A McDonnell Douglas F/A-18E Super Hornet attack fighter being catapulted from the deck of the USS George Washington carrier accelerates from zero to 165 mph in roughly two seconds. That’s fast—insanely fast.

But until the day Uncle Sam invites me to helm one of his Super Hornets (base price $65.3 million), the sensational new V-10-engined, 602-horsepowered Lamborghini Huracán LP 610-4 Spyder will remain my benchmark for insane acceleration.


This car is quick—as in standstill to 60 in a mere 3 seconds, standstill to 100 in just more than 6. And this bull won’t quit charging until the speedo readout is flashing 201 mph.

An entire thesaurus of superlatives couldn’t thoroughly describe the sensation of the Huracán’s all-wheel drive distributing its 413 torques to all four corners and launching itself, Super Hornet–style, toward the horizon.

Yes, quicker machinery is out there. The lighter Huracán Coupe is a hair faster. But nothing compares to this convertible’s outrageous velocity. Hitting 120 mph in the Huracán Spyder is akin to riding out a twister in a trailer.

Then there’s the noise. Just driving around town, the quartet of artillery-grade tailpipes has more snap, crackle, and pop than an explosion in a Chinese fireworks factory.


To experience the Huracán’s full aural histrionics, find a long open stretch of asphalt—Cape Canaveral’s 15,000-foot Space Shuttle runway would do nicely, or even a Starbucks drive-through for that matter—and stand on the throttle.

Behind your right ear, the naturally aspirated 10-cylinder engine screams like a demented Steven Tyler as it ricochets off the 8,250-rpm limiter. It’s so musical it should have its own Broadway show.

The Huracán is not beautiful in the same way as a new Aston Martin DB11 or a Ferrari 458 Italia. Nor is it subtle like a McLaren 650S Spider or a Mercedes-AMG GT. No, the Huracán is a crazed cacophony of wacky angles, scalpel-sharp edges, and air-gulping intakes with a windshield that looks like an Aspen ski jump. It’s aesthetically similar, in fact, to a Super Hornet jet.

But nothing will spin heads faster than a Huracán Spyder painted in robin’s egg blue. Park it just about anywhere and it draws a crowd like metal filings to a magnet. Want instant celebrity status? This is your car.


Dropping the top couldn’t be easier. Toggle a switch and the canvas roof unlatches and glides beneath a hard cover in a mere 17 seconds. This is no flimsy, stretchy-Spandex affair: Its triple layers include a sound-absorbing rubber middle that makes the cabin nearly as hushed as the coupe’s.

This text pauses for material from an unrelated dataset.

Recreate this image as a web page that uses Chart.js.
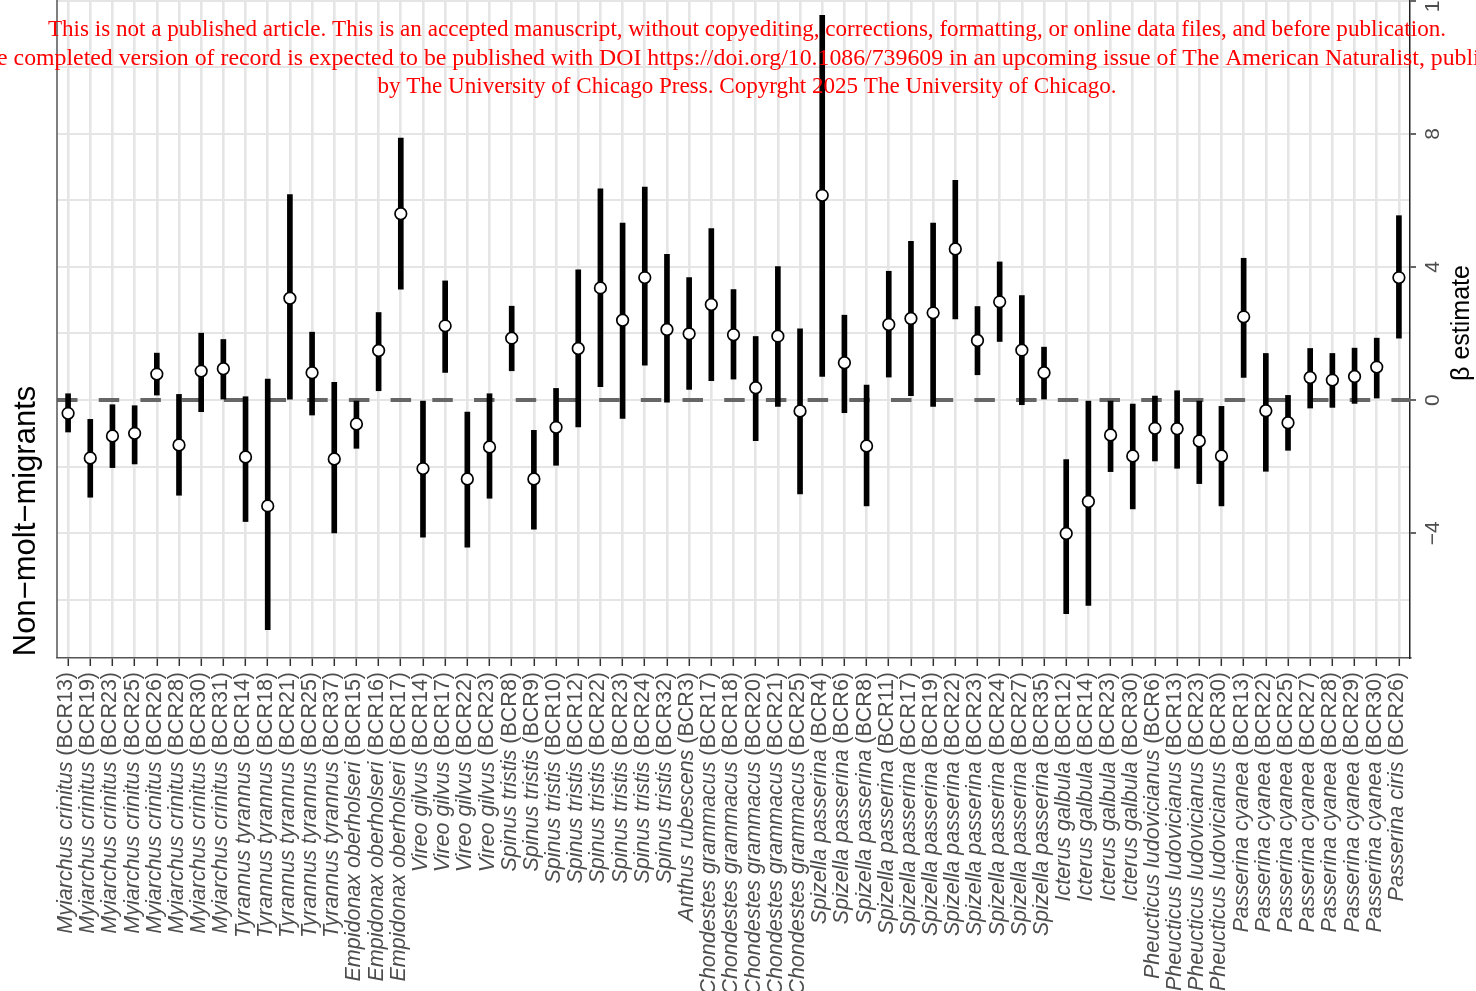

Even with the top dropped, you won’t have to worry about messing up your hair. Lamborghini’s designers have gone all out to protect you from follicle ruffling, adding pop-out mesh Mickey Mouse “ears” behind the side windows to redirect airflow away from those inside.

The suspension is stiff, but the handling is effective. The Huracán essentially goes where you point it regardless of speed. Only on a racetrack could you test the outer limits of its adhesion. On the road—with its all-wheel drive, 20-inch Pirelli P Zero tires, heavy but precise steering, and ultra-stiff carbon fiber chassis—this thing runs on rails.

This magnificent beast defines what a true exotic supercar should be: brutally fast, insanely loud, and as eye-catching as a flamboyant peacock. It’s a great value, too—at least compared to a Hornet.